▶ Do this: Take each line that has the word "matplotlib" and return it.

▶ Available data:
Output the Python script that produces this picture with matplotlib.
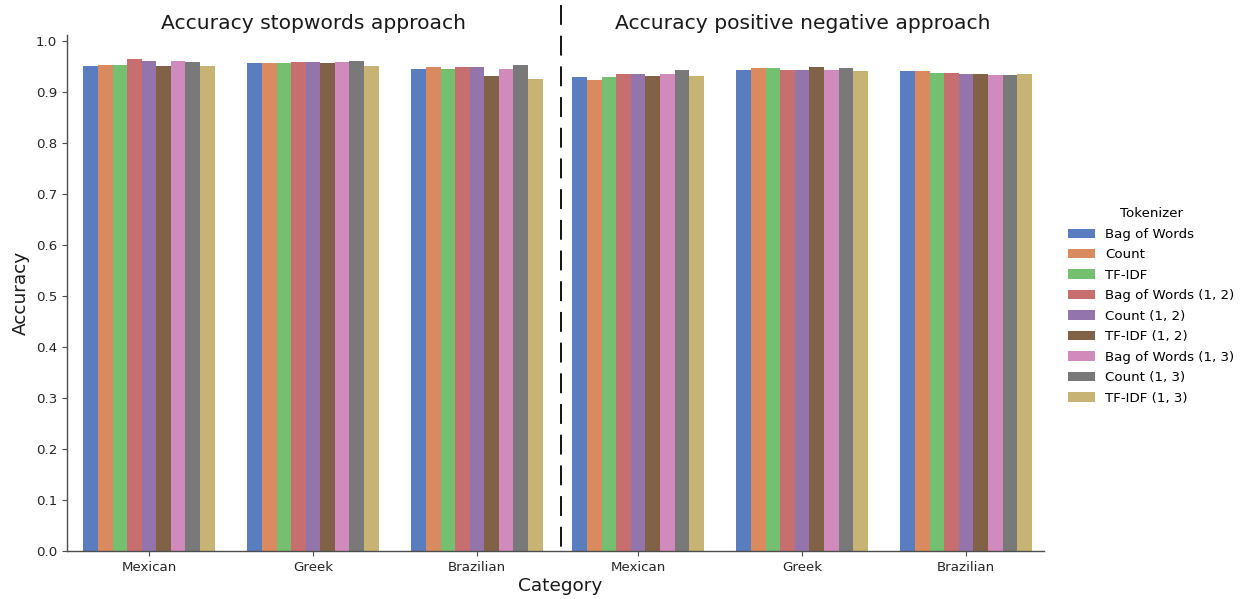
import numpy as np
import matplotlib
matplotlib.use("Agg")
import matplotlib.pyplot as plt
import seaborn as sns

categories = ["Mexican", "Greek", "Brazilian"]
tokenizers = ["Bag of Words", "Count", "TF-IDF",
              "Bag of Words (1, 2)", "Count (1, 2)", "TF-IDF (1, 2)",
              "Bag of Words (1, 3)", "Count (1, 3)", "TF-IDF (1, 3)"]

# accuracy, one row per category, one column per tokenizer
acc_stopwords = [
    [0.951, 0.953, 0.953, 0.964, 0.961, 0.951, 0.961, 0.958, 0.951],  # Mexican
    [0.956, 0.956, 0.956, 0.958, 0.958, 0.956, 0.958, 0.961, 0.951],  # Greek
    [0.945, 0.948, 0.945, 0.948, 0.948, 0.930, 0.945, 0.953, 0.924],  # Brazilian
]
acc_posneg = [
    [0.928, 0.922, 0.928, 0.935, 0.935, 0.930, 0.935, 0.943, 0.930],
    [0.943, 0.946, 0.946, 0.943, 0.943, 0.949, 0.943, 0.946, 0.941],
    [0.941, 0.941, 0.937, 0.937, 0.935, 0.935, 0.932, 0.932, 0.935],
]
titles = ["Accuracy stopwords approach", "Accuracy positive negative approach"]

colors = sns.color_palette("muted", 9, desat=0.75)
gray = "0.3"

W, H = 1247, 599
fig = plt.figure(figsize=(W / 100, H / 100), dpi=100)

ax1 = fig.add_axes([67 / W, 1 - 551 / H, (560 - 67) / W, (551 - 34.7) / H])
ax2 = fig.add_axes([561 / W, 1 - 551 / H, (1044 - 561) / W, (551 - 34.7) / H])

n = len(tokenizers)
bw = 0.8 / n
x = np.arange(len(categories))

for ax, data, title in [(ax1, acc_stopwords, titles[0]), (ax2, acc_posneg, titles[1])]:
    data = np.array(data)
    for j in range(n):
        ax.bar(x - 0.4 + bw * (j + 0.5), data[:, j], width=bw,
               color=colors[j], label=tokenizers[j])
    ax.set_ylim(0, 1.0117)
    ax.set_xticks(x)
    ax.set_xticklabels(categories, fontsize=9.6, color=".15")
    for s in ["top", "right"]:
        ax.spines[s].set_visible(False)
    for s in ["left", "bottom"]:
        ax.spines[s].set_color(gray)
        ax.spines[s].set_linewidth(1.0)
    ax.tick_params(colors=gray, labelcolor=".15", labelsize=9.6)
    ax.set_title(title, fontsize=14.6, color=".1", pad=4)

ax1.set_xlim(-0.5, 2.506)
ax2.set_xlim(-0.47, 2.475)
ax1.set_yticks(np.arange(0, 1.01, 0.1))
ax1.set_yticklabels([f"{v:.1f}" for v in np.arange(0, 1.01, 0.1)])
ax1.set_ylabel("Accuracy", fontsize=13.3, color=".1")
ax2.spines["left"].set_visible(False)
ax2.set_yticks([])

fig.text(560 / W, 1 - 586 / H, "Category", fontsize=13.3, color=".1",
         ha="center", va="center")

# separator between the two approaches
fig.add_artist(plt.Line2D([561 / W, 561 / W], [1 - 5 / H, 1 - 551 / H],
                          transform=fig.transFigure, color="k", lw=1.3,
                          dashes=(11, 6)))

handles, labels = ax1.get_legend_handles_labels()
leg = fig.legend(handles, labels, title="Tokenizer", loc="center left",
                 bbox_to_anchor=(1056 / W, 1 - 306 / H), frameon=False,
                 fontsize=9.6, title_fontsize=9.6, labelspacing=0.56)

fig.savefig("out.png", dpi=100)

▶ Expected answer:
Output the Python script that produces this picture with matplotlib.
import matplotlib
matplotlib.use("Agg")
import matplotlib.pyplot as plt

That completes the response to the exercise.